Number lines
Problem
Leah and Tom both have number lines and a counter. They always start with their counters at zero.
Leah's number line goes along from left to right like this:
First Leah made a jump of three along her number line and then a jump of four. Where did she land?
Next Leah made a secret jump along her number line. Then she made a jump of five and landed on $9$.
How long was her secret jump?
Then Leah made a jump of six and another secret jump. She landed on $10$.
How long was her second secret jump?
Tom's number line goes up and down like this:
First Tom made a jump of three up his number line and then a jump of two. Where did he land?
Next Tom made a secret jump up his number line. Then he made a jump of six and landed on $8$.
How long was his secret jump?
Then Tom made a jump of four and another secret jump. He landed on $7$.
How long was his second secret jump?
There are some printable NRICH Roadshow resources for the game that this task is based on: Instructions and Number Line.
Getting Started
It might help to have a number line of your own to work with.
You could print off this sheet of number lines.
If Leah did a jump of five to get to $9$, where did she start?
How could you find out?
So how big was the jump she had to do to get there from zero?
Student Solutions
It was interesting to read the solutions that came in. While doing this I found that the question had been interpreted in two ways. It was all about whether each new step meant a new start at zero or not. I think that it is right to accept both interpretations. This sometimes happens in the classroom with challenges or investigations.
Firstly, here's a solution from Badger Class at Fawkham C of E School:
First Leah made a jump of three along her number line and then a jump of four.
She landed on seven. We worked it out by adding four and three.
Next Leah made a secret jump along her number line.
Then she made a jump of five and landed on nine. We worked out by counting back three from seven and then add on five.

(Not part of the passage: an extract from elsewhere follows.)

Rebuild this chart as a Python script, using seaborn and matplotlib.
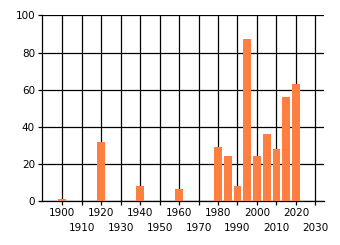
import matplotlib
matplotlib.use("Agg")
import matplotlib.pyplot as plt
import seaborn as sns
import pandas as pd

years = [1900, 1920, 1940, 1960, 1980, 1985, 1990, 1995, 2000, 2005, 2010, 2015, 2020]
values = [1.2, 32, 8, 6.5, 29, 24.3, 8, 87, 24.3, 36, 28, 56, 63]
xtick_upper = [1900, 1920, 1940, 1960, 1980, 2000, 2020]
xtick_lower = [1910, 1930, 1950, 1970, 1990, 2010, 2030]
ytick_values = [0, 20, 40, 60, 80, 100]

sns.set_theme(style="white")
plt.rcParams["font.family"] = ["DejaVu Sans"]

df = pd.DataFrame({"year": years, "value": values})

fig = plt.figure(figsize=(3.4, 2.45), dpi=100)
ax = fig.add_axes([42 / 340, 1 - 201.3 / 245, (324.3 - 42) / 340, (201.3 - 15.3) / 245])

sns.barplot(data=df, x="year", y="value", native_scale=True, width=0.8,
            color="#FF7F40", saturation=1, linewidth=0, ax=ax, zorder=3)

ax.set_xlim(1889.6, 2034.6)
ax.set_ylim(0, 100)
ax.set_xticks(xtick_upper)
ax.set_xticklabels([str(y) for y in xtick_upper])
ax.set_xticks(xtick_lower, minor=True)
ax.set_xticklabels([str(y) for y in xtick_lower], minor=True)
ax.set_yticks(ytick_values)
ax.set_axisbelow(True)
ax.grid(True, which="major", color="black", linewidth=0.9)
ax.grid(True, which="minor", axis="x", color="black", linewidth=0.9)
ax.set_xlabel("")
ax.set_ylabel("")
for s in ["top", "right"]:
    ax.spines[s].set_visible(False)
for s in ["left", "bottom"]:
    ax.spines[s].set_color("black")
    ax.spines[s].set_linewidth(0.9)
ax.tick_params(axis="both", which="both", direction="out", length=3, width=0.9,
               color="black", labelsize=7.5, labelcolor="black",
               left=True, bottom=True)
ax.tick_params(axis="x", which="major", pad=1.5)
ax.tick_params(axis="x", which="minor", pad=12.5)
ax.tick_params(axis="y", pad=2)

fig.savefig("out.png", dpi=100, facecolor="white")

Then Leah made a jump of six and another secret and she landed on ten. So the secret number is four. We worked it out by the sum 6 + 4 = 10
TOM
First Tom made a jump of three up his number line and then a jump of two. So the number is five. We worked it out by adding three and two so that makes five.
Next Tom made a secret jump up his number line. Then he made a jump of six and landed on eight. He went back three jumps and forward six jumps.
Then Tom made a jump of four and another secret jump. He landed on seven. His second secret jump was three.
Thank you to Daniel from Englefield Green Infant School and Daina and Emma from Kelso State School for their solutions to the Number Lines problem. Daniel said:
Leah's first jump landed at 7, 3+4=7
Leah's first secret jump was 4, 4+5=9
Leah's second secret jump was 4, 6+4=10
Tom's first jump landed at 5, 3+2=5
Tom's first secret jump was 2, 2+6=8
Tom's second secret jump was 3, 4+3=7
Lastly, this was sent in by Alexander who goes to Freemantle Primary School in Australia:
Leah's first secret jump was 4, and her second secret jump was 4.
Tom's first secret jump was 2, and his second secret jump was 3.
If you come to this challenge after November 2013 please send in any further solutions and ways in which you worked them out.
Teachers' Resources
Why do this problem?
This activity is a good one to try once children are familiar with number lines, and they have begun to use them for addition. It could be a good way to talk about subtraction.
The problem requires higher-order thinking compared with simply adding or subtracting. It encourages children to be confident in "undoing" operations, and therefore introduces them to the idea of subtraction being the inverse of addition and vice versa. However, you don't need to use this vocabulary at first.
The idea of having an unknown number (the secret jump) in a calculation (further jumps along the number line) is the essence of algebra, and this problem introduces that important concept but in an appropriate context.
Possible approach
Start with a number line with which the children are familiar and then introduce a vertical number line if they have not met them before.
Involve the children in suggesting numbers to add using both number lines before introducing the idea of the 'secret jump'. Next, it might be appropriate to try some of your own examples with the group, asking them how they are going to find the secret number of jumps. Encourage pupils to explain how they will do it in their own words and discuss whether or not this will work.
Key questions
Possible extension
Use a number line which goes to up to $20$ or $100$.
Possible support
Make sure that children are counting the jumps they make, and not the starting point. If there are difficulties with a vertical number line they could focus on using a horizontal number line instead.